What is asked: Below are the records. Retype, exactly, the lines from the first through the line with "let y = d3.scaleLinear().domain([50, 400]).range([height", and leave out the pictures.

— Begin Given records —

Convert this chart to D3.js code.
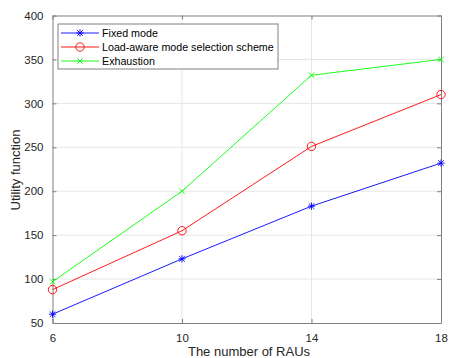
<!DOCTYPE html>
<html>
<head>
<meta charset="utf-8">
<script src="https://d3js.org/d3.v7.min.js"></script>
<style>
  body { margin: 0; background: #fff; }
  text { font-family: "Liberation Sans", Arial, sans-serif; }
</style>
</head>
<body>
<script>
// data
let raus = [6, 10, 14, 18];
let fixed_mode = [60, 123, 183, 232];
let load_aware = [88, 155, 251, 310];
let exhaustion = [97, 200, 332, 350];
let y_ticks = [50, 100, 150, 200, 250, 300, 350, 400];
let series_names = ["Fixed mode", "Load-aware mode selection scheme", "Exhaustion"];

const width = 449, height = 358;
const margin = {left: 52.5, right: 8, top: 15.5, bottom: 35};

let svg = d3.select("body").append("svg")
        .attr("width", width)
        .attr("height", height);

let x = d3.scaleLinear().domain([6, 18]).range([margin.left, width - margin.right]);
let y = d3.scaleLinear().domain([50, 400]).range([height - margin.bottom, margin.top]);

// grid
svg.append("g").selectAll("line").data(y_ticks.slice(1, -1)).join("line")
   .attr("x1", x(6)).attr("x2", x(18))
   .attr("y1", d => y(d)).attr("y2", d => y(d))
   .attr("stroke", "#e6e6e6").attr("stroke-width", 1);
svg.append("g").selectAll("line").data(raus.slice(1, -1)).join("line")
   .attr("x1", d => x(d)).attr("x2", d => x(d))
   .attr("y1", y(50)).attr("y2", y(400))
   .attr("stroke", "#e6e6e6").attr("stroke-width", 1);

// axes (ticks inward, matlab style)
let xAxis = d3.axisBottom(x).tickValues(raus).tickSizeInner(-4).tickSizeOuter(0).tickPadding(11);
let yAxis = d3.axisLeft(y).tickValues(y_ticks).tickSizeInner(-4).tickSizeOuter(0).tickPadding(9);

let gx = svg.append("g").attr("transform", "translate(0," + y(50) + ")").call(xAxis);
let gy = svg.append("g").attr("transform", "translate(" + x(6) + ",0)").call(yAxis);
let gx2 = svg.append("g").attr("transform", "translate(0," + y(400) + ")")
   .call(d3.axisTop(x).tickValues(raus).tickSizeInner(-4).tickSizeOuter(0).tickFormat(""));
let gy2 = svg.append("g").attr("transform", "translate(" + x(18) + ",0)")
   .call(d3.axisRight(y).tickValues(y_ticks).tickSizeInner(-4).tickSizeOuter(0).tickFormat(""));

[gx, gy, gx2, gy2].forEach(g => {
  g.select(".domain").attr("stroke", "#808080").attr("stroke-width", 1);
  g.selectAll(".tick line").attr("stroke", "#808080");
  g.selectAll(".tick text").attr("fill", "#262626").attr("font-size", 11.5)
   .attr("font-family", "'Liberation Sans', Arial, sans-serif");
});

svg.append("text")
   .attr("x", 249).attr("y", 356)
   .attr("text-anchor", "middle").attr("font-size", 13).attr("fill", "#262626")
   .text("The number of RAUs");
svg.append("text")
   .attr("transform", "translate(20,170) rotate(-90)")
   .attr("text-anchor", "middle").attr("font-size", 13).attr("fill", "#262626")
   .text("Utility function");

let series = [
  {name: series_names[0], values: fixed_mode, color: "#0000ff", marker: "star"},
  {name: series_names[1], values: load_aware, color: "#ff0000", marker: "circle"},
  {name: series_names[2], values: exhaustion, color: "#00ff00", marker: "cross"}
];

let line = d3.line().x((d, i) => x(raus[i])).y(d => y(d));

let draw_marker = function(g, type, color, cx, cy) {
  if (type === "circle") {
    g.append("circle").attr("cx", cx).attr("cy", cy).attr("r", 4.2)
     .attr("fill", "none").attr("stroke", color).attr("stroke-width", 0.9);
  } else {
    let s = type === "star" ? 2.8 : 2.8;
    let segs = [[-s, -s, s, s], [-s, s, s, -s]];
    if (type === "star") segs.push([-s * 1.3, 0, s * 1.3, 0], [0, -s * 1.3, 0, s * 1.3]);
    segs.forEach(p => g.append("line")
      .attr("x1", cx + p[0]).attr("y1", cy + p[1])
      .attr("x2", cx + p[2]).attr("y2", cy + p[3])
      .attr("stroke", color).attr("stroke-width", 0.9));
  }
};

series.forEach(s => {
  svg.append("path").datum(s.values)
     .attr("d", line).attr("fill", "none")
     .attr("stroke", s.color).attr("stroke-width", 0.9);
  let g = svg.append("g");
  s.values.forEach((v, i) => draw_marker(g, s.marker, s.color, x(raus[i]), y(v)));
});

// legend
const legend = {x: 58, y: 24, w: 220, h: 45, row: 14};
let lg = svg.append("g");
lg.append("rect").attr("x", legend.x).attr("y", legend.y)
  .attr("width", legend.w).attr("height", legend.h)
  .attr("fill", "#fff").attr("stroke", "#808080").attr("stroke-width", 1);
series.forEach((s, i) => {
  let ry = legend.y + 9 + i * legend.row;
  lg.append("line").attr("x1", legend.x + 3).attr("x2", legend.x + 41)
    .attr("y1", ry).attr("y2", ry).attr("stroke", s.color).attr("stroke-width", 0.9);
  draw_marker(lg, s.marker, s.color, legend.x + 22, ry);
  lg.append("text").attr("x", legend.x + 44).attr("y", ry + 4)
    .attr("font-size", 10.7).attr("fill", "#000").text(s.name);
});
</script>
</body>
</html>
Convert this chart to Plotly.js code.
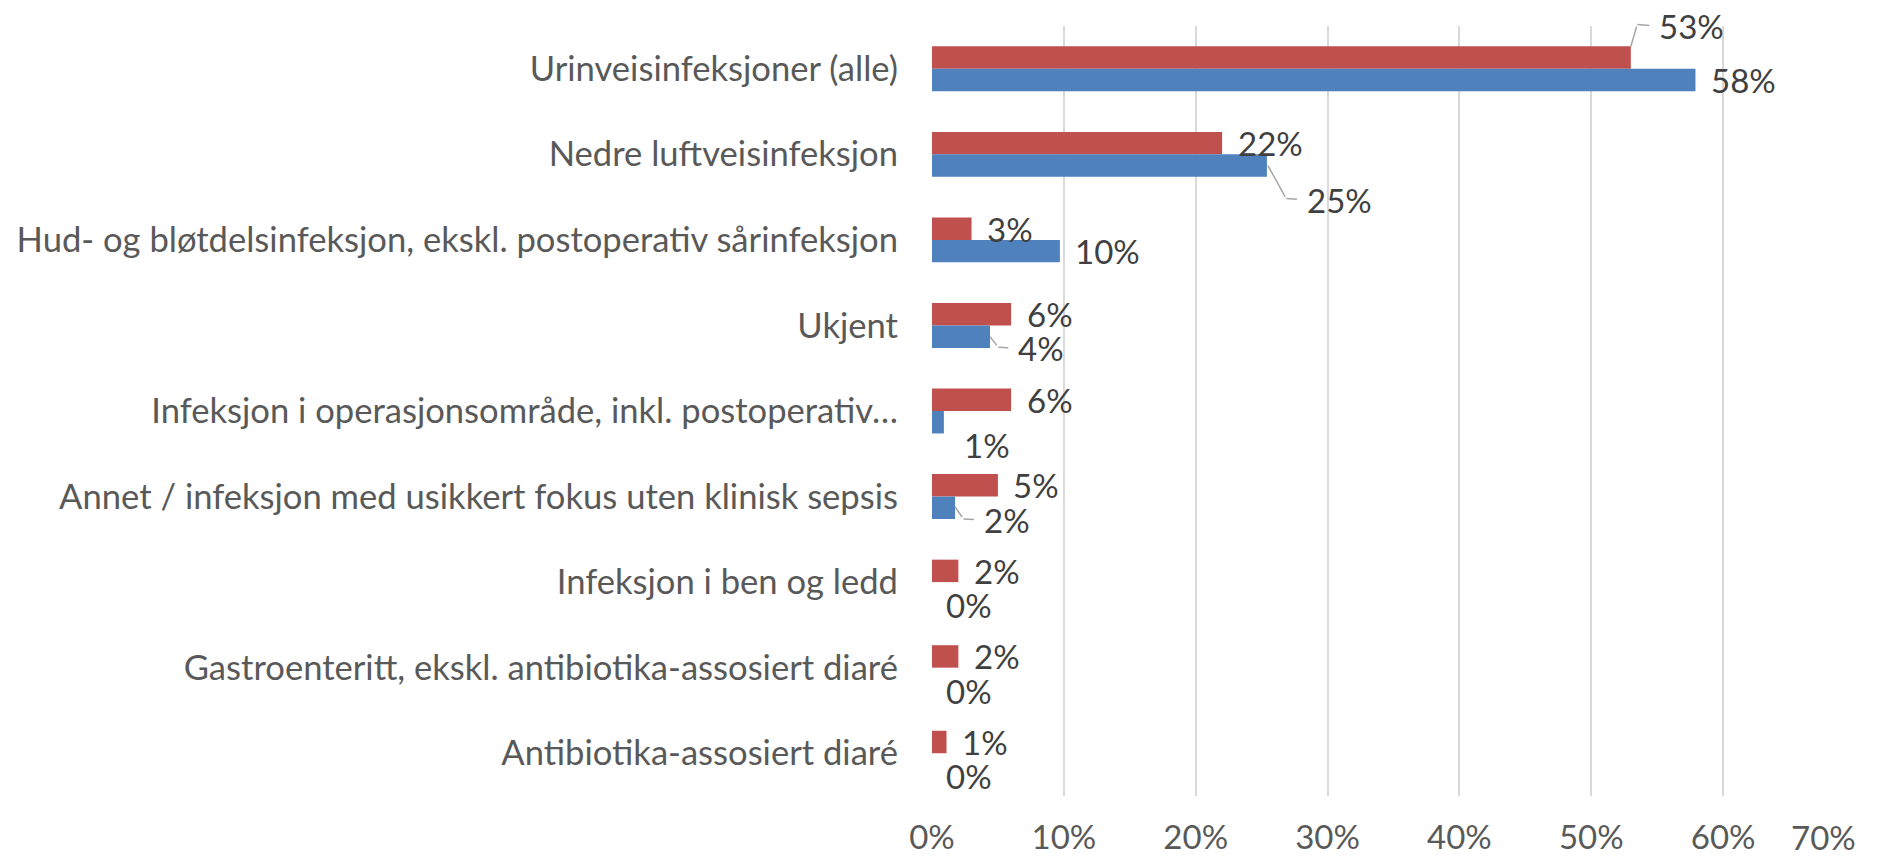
<!DOCTYPE html>
<html>
<head>
<meta charset="utf-8">
<script src="https://cdn.plot.ly/plotly-3.0.1.min.js"></script>
<style>
  html, body { margin: 0; padding: 0; background: #ffffff; }
  #chart { width: 1891px; height: 858px; }
</style>
</head>
<body>
<div id="chart"></div>
<script>
// ---- data ----
const categories = [
  "Urinveisinfeksjoner (alle)",
  "Nedre luftveisinfeksjon",
  "Hud- og bløtdelsinfeksjon, ekskl. postoperativ sårinfeksjon",
  "Ukjent",
  "Infeksjon i operasjonsområde, inkl. postoperativ…",
  "Annet / infeksjon med usikkert fokus uten klinisk sepsis",
  "Infeksjon i ben og ledd",
  "Gastroenteritt, ekskl. antibiotika-assosiert diaré",
  "Antibiotika-assosiert diaré"
];
const seriesRed  = [0.530, 0.220, 0.030, 0.060, 0.060, 0.050, 0.020, 0.020, 0.011];
const seriesBlue = [0.579, 0.254, 0.097, 0.044, 0.009, 0.0175, 0.000, 0.000, 0.000];
const xTickValues = [0, 0.1, 0.2, 0.3, 0.4, 0.5, 0.6, 0.7];
const xTickLabels = ["0%", "10%", "20%", "30%", "40%", "50%", "60%", "70%"];

// ---- style / placement (pixels relative to bar end centre) ----
const FONT = "Lato, 'Open Sans', sans-serif";
const FS = 33;
const CAT_FS = 34.6;
const RED = "#C0504D";
const BLUE = "#4F81BD";
const BARGAP = 0.475;
const X_LABEL_STANDOFF = 19;
const DEFAULT_PLACE = { dx: 16.5, dy: 0 };
const placeRed = [
  { dx: 28.5, dy: -31.5, tip: [0, -11], bend: [6.4, -33] },
  null, null, null, null, null, null, null, null
];
const placeBlue = [
  null,
  { dx: 40, dy: 34, tip: [1, 0], bend: [19.3, 33] },
  null,
  { dx: 28.3, dy: 11.3, tip: [0, 0], bend: [8.3, 10.6] },
  { dx: 21.3, dy: 23 },
  { dx: 29, dy: 12, tip: [0, -1], bend: [8.3, 11.2] },
  { dx: 15.4, dy: 12 },
  { dx: 15.4, dy: 12 },
  { dx: 15.4, dy: 12 }
];

const half = (1 - BARGAP) / 4; // centre offset of each bar in category units

const traces = [
  {
    type: "bar", orientation: "h", name: "Serie 1",
    y: categories, x: seriesRed,
    marker: { color: RED },
    hoverinfo: "skip"
  },
  {
    type: "bar", orientation: "h", name: "Serie 2",
    y: categories, x: seriesBlue,
    marker: { color: BLUE },
    hoverinfo: "skip"
  }
];

const annotations = [];
function addLabels(values, places, offset) {
  values.forEach((v, i) => {
    const p = places[i] || DEFAULT_PLACE;
    const yv = i + offset;
    const txt = Math.round(v * 100) + "%";
    if (p.bend) {
      // diagonal leader segment
      annotations.push({
        x: v, y: yv, xref: "x", yref: "y",
        xshift: p.tip[0], yshift: -p.tip[1],
        text: " ", showarrow: true, arrowhead: 0, arrowwidth: 1.5,
        arrowcolor: "#a6a6a6", standoff: 0, startstandoff: 0,
        axref: "pixel", ayref: "pixel",
        ax: p.bend[0] - p.tip[0], ay: p.bend[1] - p.tip[1],
        font: { size: 1 }
      });
      // horizontal leader segment + label
      annotations.push({
        x: v, y: yv, xref: "x", yref: "y",
        xshift: p.bend[0], yshift: -p.bend[1],
        text: txt, showarrow: true, arrowhead: 0, arrowwidth: 1.5,
        arrowcolor: "#a6a6a6", standoff: 0, startstandoff: 8,
        axref: "pixel", ayref: "pixel",
        ax: p.dx - p.bend[0] - 2, ay: p.dy - p.bend[1],
        xanchor: "left", yanchor: "middle",
        font: { family: FONT, size: FS, color: "#404040" }
      });
    } else {
      annotations.push({
        x: v, y: yv, xref: "x", yref: "y",
        xshift: p.dx - 3, yshift: -p.dy,
        text: txt, showarrow: false,
        xanchor: "left", yanchor: "middle",
        font: { family: FONT, size: FS, color: "#404040" }
      });
    }
  });
}
addLabels(seriesRed, placeRed, -half);
addLabels(seriesBlue, placeBlue, half);

// last x tick label is pulled inside the chart (as in the reference)
const lastIdx = xTickValues.length - 1;
const shownTickText = xTickLabels.map((t, i) => (i === lastIdx ? "" : t));
annotations.push({
  x: xTickValues[lastIdx], y: 0, xref: "x", yref: "paper",
  xanchor: "right", yanchor: "middle",
  xshift: 3, yshift: -40.5,
  text: xTickLabels[lastIdx], showarrow: false,
  font: { family: FONT, size: FS, color: "#595959" }
});

const layout = {
  width: 1891, height: 858,
  margin: { l: 932, r: 36, t: 26, b: 62, pad: 0 },
  paper_bgcolor: "#ffffff", plot_bgcolor: "#ffffff",
  barmode: "group", bargap: BARGAP, bargroupgap: 0,
  showlegend: false,
  font: { family: FONT, size: FS, color: "#595959" },
  xaxis: {
    range: [0, 0.7],
    tickvals: xTickValues, ticktext: shownTickText,
    showgrid: true, gridcolor: "#d9d9d9", gridwidth: 2,
    zeroline: false, showline: false, ticks: "",
    ticklabelstandoff: X_LABEL_STANDOFF,
    tickfont: { family: FONT, size: FS, color: "#595959" },
    fixedrange: true
  },
  yaxis: {
    type: "category",
    autorange: "reversed",
    showgrid: false, zeroline: false, showline: false, ticks: "",
    ticklabelstandoff: 33,
    tickfont: { family: FONT, size: CAT_FS, color: "#595959" },
    fixedrange: true
  },
  annotations: annotations
};

Plotly.newPlot("chart", traces, layout, { displayModeBar: false, staticPlot: true });
</script>
</body>
</html>
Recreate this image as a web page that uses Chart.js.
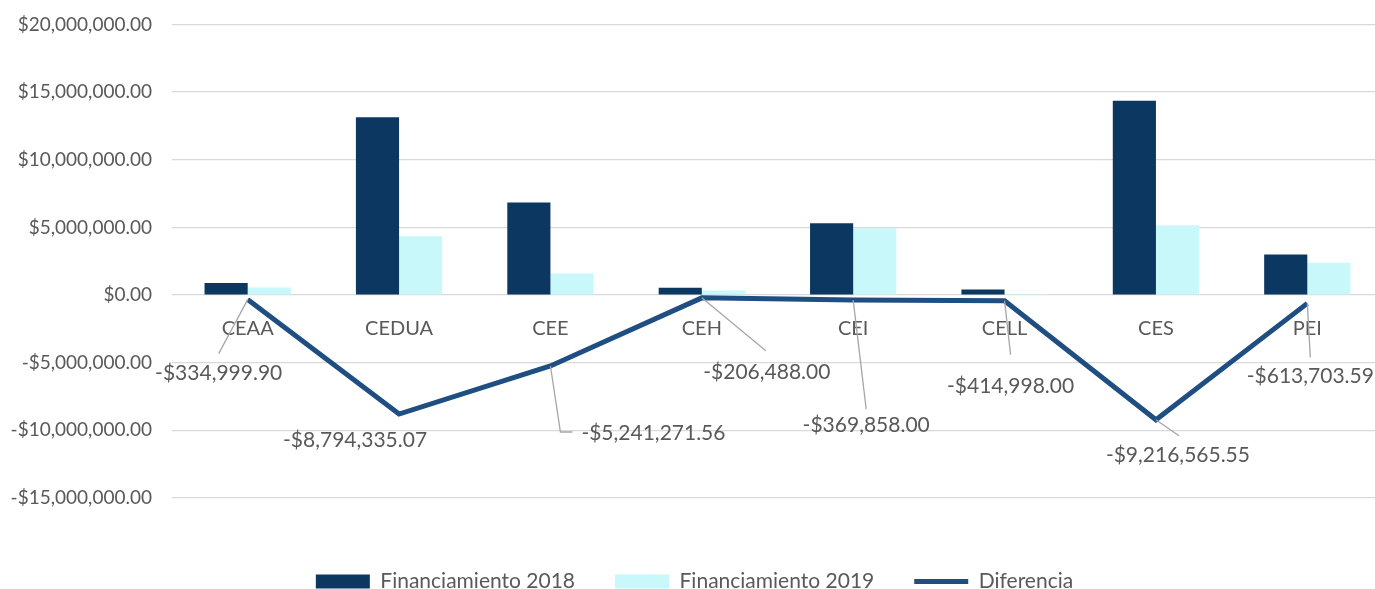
<!DOCTYPE html>
<html>
<head>
    <title>Financiamiento 2018 vs 2019</title>
    <style type="text/css">
        body {
            margin: 0;
            background: #ffffff;
            overflow: hidden;
        }

        #chart-container {
            width: 1375px;
            height: 589px;
            overflow: hidden;
        }
    </style>
    <script type="text/javascript" src="https://cdn.jsdelivr.net/npm/chart.js@4.4.1/dist/chart.umd.min.js"></script>
</head>
<body>

<div id="chart-container">
    <canvas id="graphCanvas" width="1383" height="589"></canvas>
</div>

<script>
    var categories = ['CEAA', 'CEDUA', 'CEE', 'CEH', 'CEI', 'CELL', 'CES', 'PEI'];
    var fin2018 = [900000, 13140000, 6840000, 550000, 5300000, 415000, 14370000, 3000000];
    var fin2019 = [565000, 4350000, 1600000, 343512, 4930142, 2, 5153434, 2386296];
    var diferencia = [-334999.90, -8794335.07, -5241271.56, -206488.00, -369858.00, -414998.00, -9216565.55, -613703.59];
    var yTicks = [-15000000, -10000000, -5000000, 0, 5000000, 10000000, 15000000, 20000000];

    // label placement (pixels from the point): text centre, leader path
    var labelSpots = [
        {text: [-29, 74], leader: [[-29, 54]]},
        {text: [-44, 26], leader: []},
        {text: [103, 67], leader: [[10, 66], [22, 66]]},
        {text: [65, 74], leader: [[64, 53]]},
        {text: [13, 125], leader: [[13, 109]]},
        {text: [6, 86], leader: [[6, 54]]},
        {text: [22, 35], leader: [[23, 16]]},
        {text: [3, 73], leader: [[3, 54]]}
    ];

    var FONT = 'Lato, "Open Sans", sans-serif';
    var GREY = '#595959';

    function money(v) {
        var s = '$' + Math.abs(v).toLocaleString('en-US', {minimumFractionDigits: 2, maximumFractionDigits: 2});
        return v < 0 ? '-' + s : s;
    }

    var lineLabels = {
        id: 'lineLabels',
        afterDatasetsDraw: function (chart) {
            var meta = chart.getDatasetMeta(2);
            var ctx = chart.ctx;
            ctx.save();
            meta.data.forEach(function (pt, i) {
                var spot = labelSpots[i];
                if (spot.leader.length) {
                    ctx.beginPath();
                    ctx.moveTo(pt.x, pt.y);
                    spot.leader.forEach(function (p) {
                        ctx.lineTo(pt.x + p[0], pt.y + p[1]);
                    });
                    ctx.strokeStyle = '#a6a6a6';
                    ctx.lineWidth = 1.3;
                    ctx.stroke();
                }
                ctx.font = '21px ' + FONT;
                ctx.fillStyle = GREY;
                ctx.textAlign = 'center';
                ctx.textBaseline = 'middle';
                ctx.fillText(money(diferencia[i]), pt.x + spot.text[0], pt.y + spot.text[1]);
            });
            ctx.restore();
        }
    };

    var graphTarget = document.getElementById('graphCanvas');

    var chart = new Chart(graphTarget, {
        type: 'bar',
        data: {
            labels: categories,
            datasets: [
                {
                    label: 'Financiamiento 2018',
                    data: fin2018,
                    backgroundColor: '#0b3761',
                    pointStyle: 'rect',
                    order: 1,
                    barPercentage: 1,
                    categoryPercentage: 0.57
                },
                {
                    label: 'Financiamiento 2019',
                    data: fin2019,
                    backgroundColor: '#c8f8fa',
                    pointStyle: 'rect',
                    order: 1,
                    barPercentage: 1,
                    categoryPercentage: 0.57
                },
                {
                    type: 'line',
                    label: 'Diferencia',
                    data: diferencia,
                    borderColor: '#1f4e82',
                    backgroundColor: '#1f4e82',
                    borderWidth: 5,
                    pointRadius: 0,
                    pointStyle: 'line',
                    tension: 0,
                    order: 0
                }
            ]
        },
        options: {
            responsive: false,
            animation: false,
            layout: {padding: {top: 24.5, right: 0, left: 6, bottom: -13}},
            plugins: {
                tooltip: {enabled: false},
                legend: {
                    position: 'bottom',
                    title: {display: true, text: ' ', font: {size: 10}, padding: {top: 0, bottom: 21}},
                    labels: {
                        usePointStyle: true,
                        pointStyleWidth: 54,
                        boxHeight: 14,
                        padding: 40,
                        color: GREY,
                        font: {family: FONT, size: 21},
                        sort: function (a, b) { return a.datasetIndex - b.datasetIndex; }
                    }
                }
            },
            scales: {
                x: {
                    position: {y: 0},
                    grid: {display: false},
                    border: {display: false},
                    ticks: {
                        color: GREY,
                        padding: 13,
                        font: {family: FONT, size: 20}
                    },
                    afterFit: function (scale) {
                        scale.paddingLeft = 0;
                        scale.paddingRight = 0;
                        scale.paddingTop = 0;
                        scale.paddingBottom = 0;
                    }
                },
                y: {
                    min: -15000000,
                    max: 20000000,
                    afterBuildTicks: function (scale) {
                        scale.ticks = yTicks.map(function (v) { return {value: v}; });
                    },
                    afterFit: function (scale) {
                        scale.width = 166;
                        scale.paddingTop = 0;
                        scale.paddingBottom = 0;
                    },
                    border: {display: false},
                    grid: {color: '#d9d9d9', lineWidth: 1.3, drawTicks: false},
                    ticks: {
                        color: GREY,
                        padding: 20,
                        font: {family: FONT, size: 19},
                        callback: function (v) { return money(v); }
                    }
                }
            }
        },
        plugins: [lineLabels]
    });
</script>

</body>
</html>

— End Given records —

Exercise output:
Convert this chart to D3.js code.
<!DOCTYPE html>
<html>
<head>
<meta charset="utf-8">
<script src="https://d3js.org/d3.v7.min.js"></script>
<style>
  body { margin: 0; background: #fff; }
  text { font-family: "Liberation Sans", Arial, sans-serif; }
</style>
</head>
<body>
<script>
// data
let raus = [6, 10, 14, 18];
let fixed_mode = [60, 123, 183, 232];
let load_aware = [88, 155, 251, 310];
let exhaustion = [97, 200, 332, 350];
let y_ticks = [50, 100, 150, 200, 250, 300, 350, 400];
let series_names = ["Fixed mode", "Load-aware mode selection scheme", "Exhaustion"];

const width = 449, height = 358;
const margin = {left: 52.5, right: 8, top: 15.5, bottom: 35};

let svg = d3.select("body").append("svg")
        .attr("width", width)
        .attr("height", height);

let x = d3.scaleLinear().domain([6, 18]).range([margin.left, width - margin.right]);
let y = d3.scaleLinear().domain([50, 400]).range([height - margin.bottom, margin.top]);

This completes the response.